Penumpang sebelah mencolek saya, "Mbak sakit? Atau gugup?"
"Oh, enggak pak. Saya cuma kecapekan aja.."
Alasan yang menurut saya logis, tapi apa semua orang capek akan menangis? Ah, biarlah, toh bapak ini mengangguk saja dan mafhum dengan jawaban saya.
Pesawat mulai bergerak, perlahan dan geledek-geledek di kabin mengkhawatirkan saya. Tegang dan lemas rasanya. Belakangan saya baru sadar, kalau saya belum makan. Lengkaplah!
Selama terbang, awan hitam dan kerlip sayap pesawat saja yang menjadi pemandangan. Karena bosan, akhirnya lamun kembali ke terakhir kali kami bertemu. Hal itu membuat saya akhirnya berpikir, akan ada kesalahan lain yang menyebabkan ini, pasti. Saya berpikir lebih keras. Apa saja perbuatan saya yang tak berkenaan, terlalu banyak! Dan saya menyesal, kalau bisa memutar balik waktu lagi, akan saya perbaiki dan minta maaf. Tapi semua terlambat, sudah berakhir. Apa yang kami punya selama ini hilang sudah.
50 menit kemudian pesawat sampai. Di lobby, saya menebar pandangan, berharap sosok itu muncul, dia yang biasanya memakai jaket ini. Ah, rupanya saya berkhayal terlalu dalam. Tidak ada siapa-siapa. Hujan ini membuat semuanya semakin lengkap. Saya kembali menangis di taksi. Bapak taksi menyapa saya seperti sahabat lama,"Mbak kenapa?"
"Ah, saya kecapekan pak. Pingin cepet pulang aja.." ujar saya melempar senyum.
"Yaudah saya agak ngebut aja ya, mbak.. Bismillah.."
"Makasih pak, pelan ndak papa kok asal nggak kelamaan sampainya."
Bapak taksi tidak menimpali, seperti memberi waktu buat saya menikmati tangis ini.
Sesampainya di kostan, saya masuk hanya menaruh barang. Pergi lagi untuk mencari makan, hasrat untuk melahap makanan muncul tiba-tiba. Sendiri. Menikmati santapan ini. Sampai terbit pagi, ehm, dini hari. Ini pertama kalinya saya benar-benar melakukan hal bodoh, tidak berguna. Tapi menurut saya ini benar, daripada tidak bisa tidur dan saya jadi gila.

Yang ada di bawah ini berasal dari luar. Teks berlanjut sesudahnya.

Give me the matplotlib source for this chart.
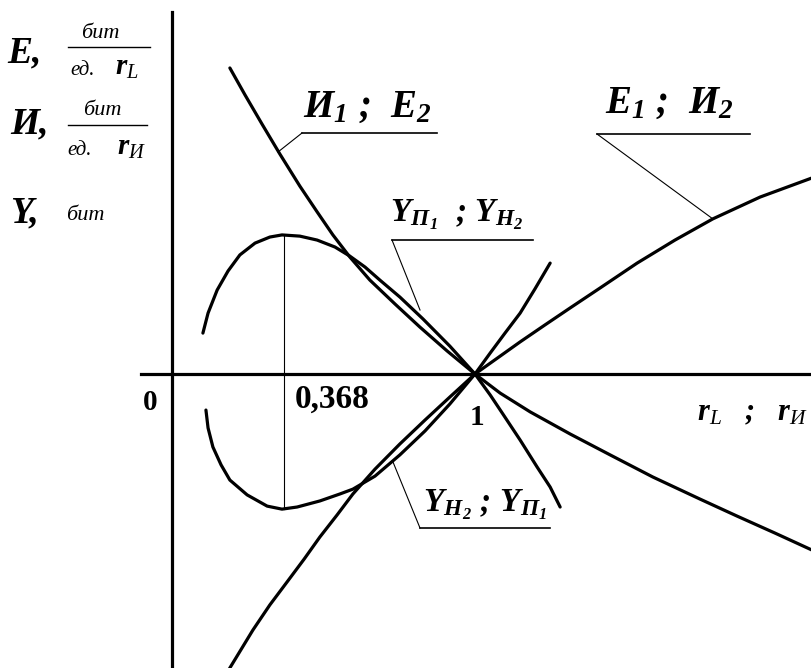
import numpy as np
import matplotlib.pyplot as plt

plt.rcParams['mathtext.fontset'] = 'custom'
plt.rcParams['mathtext.rm'] = 'Liberation Serif:bold:italic'
plt.rcParams['mathtext.it'] = 'Liberation Serif:italic'
plt.rcParams['mathtext.bf'] = 'Liberation Serif:bold:italic'

# curve И1 ; E2 (falling through r = 1)
fall_r = [0.191, 0.241, 0.297, 0.356, 0.422, 0.479, 0.531, 0.587, 0.653, 0.736, 0.818,
          0.908, 1.0, 1.083, 1.182, 1.314, 1.446, 1.587, 1.743, 1.865, 1.990, 2.112]
fall_v = [1.010, 0.921, 0.825, 0.726, 0.620, 0.535, 0.459, 0.386, 0.310, 0.231, 0.155,
          0.076, 0.0, -0.063, -0.125, -0.198, -0.267, -0.340, -0.413, -0.469, -0.525, -0.581]

# curve E1 ; И2 (rising through r = 1)
rise_r = [0.178, 0.191, 0.267, 0.323, 0.380, 0.436, 0.488, 0.545, 0.597, 0.670, 0.752,
          0.835, 0.917, 1.0, 1.083, 1.149, 1.231, 1.314, 1.413, 1.535, 1.660, 1.785,
          1.941, 2.112]
rise_v = [-0.993, -0.970, -0.845, -0.762, -0.686, -0.611, -0.538, -0.465, -0.396, -0.314,
          -0.231, -0.152, -0.076, 0.0, 0.059, 0.106, 0.162, 0.218, 0.284, 0.366, 0.442,
          0.512, 0.584, 0.647]

# Y_П1 : upper half of the loop, continues below the axis after r = 1
yp_r = [0.102, 0.119, 0.149, 0.185, 0.224, 0.274, 0.323, 0.363, 0.422, 0.479, 0.538, 0.587,
        0.637, 0.686, 0.752, 0.828, 0.917, 1.0, 1.050, 1.092, 1.149, 1.205, 1.248, 1.281]
yp_v = [0.135, 0.201, 0.277, 0.340, 0.393, 0.432, 0.452, 0.459, 0.455, 0.442, 0.419, 0.389,
        0.353, 0.310, 0.254, 0.182, 0.092, 0.0, -0.069, -0.132, -0.218, -0.307, -0.373, -0.439]

# Y_Н2 : lower half of the loop, continues above the axis after r = 1
yn_r = [0.112, 0.119, 0.135, 0.162, 0.191, 0.248, 0.314, 0.363, 0.413, 0.488, 0.554,
        0.597, 0.670, 0.752, 0.835, 0.917, 1.0, 1.050, 1.099, 1.149, 1.198, 1.248]
yn_v = [-0.119, -0.178, -0.241, -0.300, -0.350, -0.399, -0.436, -0.446, -0.439, -0.419,
        -0.396, -0.380, -0.337, -0.267, -0.188, -0.099, 0.0, 0.069, 0.135, 0.201, 0.281, 0.366]

r_peak = 0.368


def px(x, y):
    # layout helper: picture pixels -> data units
    return (x - 172) / 303, (374 - y) / 303


fig = plt.figure(figsize=(8.12, 6.68), dpi=100)
ax = fig.add_axes([0, 0, 1, 1])
ax.set_xlim(px(0, 0)[0], px(812, 0)[0])
ax.set_ylim(px(0, 668)[1], px(0, 0)[1])
ax.axis('off')

k = dict(color='black', lw=2.3, solid_capstyle='round', solid_joinstyle='round')
thin = dict(color='black', lw=0.8)

# axes
ax.plot([0, 0], [px(0, 668)[1], px(0, 12)[1]], color='black', lw=2.3)
ax.plot([px(141, 0)[0], px(812, 0)[0]], [0, 0], color='black', lw=2.3)

ax.plot(fall_r, fall_v, **k)
ax.plot(rise_r, rise_v, **k)
ax.plot(yp_r, yp_v, **k)
ax.plot(yn_r, yn_v, **k)

# marker at r = 0.368
ax.plot([r_peak, r_peak], [min(yn_v), max(yp_v)], **thin)

bi = dict(family='Liberation Serif', weight='bold', style='italic', color='black')
it = dict(family='Liberation Serif', style='italic', color='black')
bd = dict(family='Liberation Serif', weight='bold', color='black')


def label(x, y, s, size, x0, x1, yl, tip):
    ax.text(*px(x, y), s, fontsize=size, ha='left', va='baseline', **bi)
    ax.plot(*zip(px(x0, yl), px(x1, yl)), color='black', lw=1.2)
    ax.plot(*zip(px(x0, yl), px(*tip)), **thin)


label(303, 117, r'$\mathbf{И_1}$ ;  $\mathbf{E_2}$', 28, 302, 437, 133, (278, 152))
label(605, 113, r'$\mathbf{E_1}$ ;  $\mathbf{И_2}$', 28, 597, 750, 134, (713, 219))
label(390, 222, r'$\mathbf{Y_{П_1}}$  ; $\mathbf{Y_{Н_2}}$', 24, 392, 533, 240, (420, 310))
label(423, 512, r'$\mathbf{Y_{Н_2}}$ ; $\mathbf{Y_{П_1}}$', 24, 420, 550, 528, (393, 462))

# axis numbers
ax.text(*px(150, 410), '0', fontsize=21, ha='center', va='baseline', **bd)
ax.text(*px(295, 408), '0,368', fontsize=24, ha='left', va='baseline', **bd)
ax.text(*px(477, 425), '1', fontsize=21, ha='center', va='baseline', **bd)
ax.text(*px(697, 420), r'$\mathbf{r}_{L}$   ;   $\mathbf{r}_{И}$', fontsize=22,
        ha='left', va='baseline', **bi)

# y-axis units
ax.text(*px(7, 62), 'E,', fontsize=27, ha='left', va='baseline', **bi)
ax.text(*px(100, 38), 'бит', fontsize=16, ha='center', va='baseline', **it)
ax.plot(*zip(px(68, 47), px(150, 47)), color='black', lw=1.0)
ax.text(*px(70, 75), 'ед.', fontsize=15, ha='left', va='baseline', **it)
ax.text(*px(115, 75), r'$\mathbf{r}_{L}$', fontsize=21, ha='left', va='baseline', **bi)

ax.text(*px(10, 133), 'И,', fontsize=27, ha='left', va='baseline', **bi)
ax.text(*px(102, 115), 'бит', fontsize=16, ha='center', va='baseline', **it)
ax.plot(*zip(px(68, 125), px(147, 125)), color='black', lw=1.0)
ax.text(*px(67, 155), 'ед.', fontsize=15, ha='left', va='baseline', **it)
ax.text(*px(117, 155), r'$\mathbf{r}_{И}$', fontsize=21, ha='left', va='baseline', **bi)

ax.text(*px(10, 222), 'Y,', fontsize=27, ha='left', va='baseline', **bi)
ax.text(*px(66, 220), 'бит', fontsize=16, ha='left', va='baseline', **it)

fig.savefig('out.png', dpi=100)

Esoknya, saya bangun pagi. Dan memutuskan untuk menempuh perjalanan 3 jam sendiri. Pulang ke kota asal hanya berbekal satu gelas minum. Sungguh! Saya sedang tidak waras. Tapi saya rasa, ini yang sebaiknya saya lakukan.
Apapun keputusan yang telah diambil, saya tidak akan pernah menyesal.Semua perjalanan ini, semua kenangan yang telah terjadi tidak ada yang akan saya sesali. Karena saya memilih dan saya harus siap segala konsekuensi. Apapun itu, semoga menjadi yang terbaik. Semuanya akan baik-baik saja. Semoga.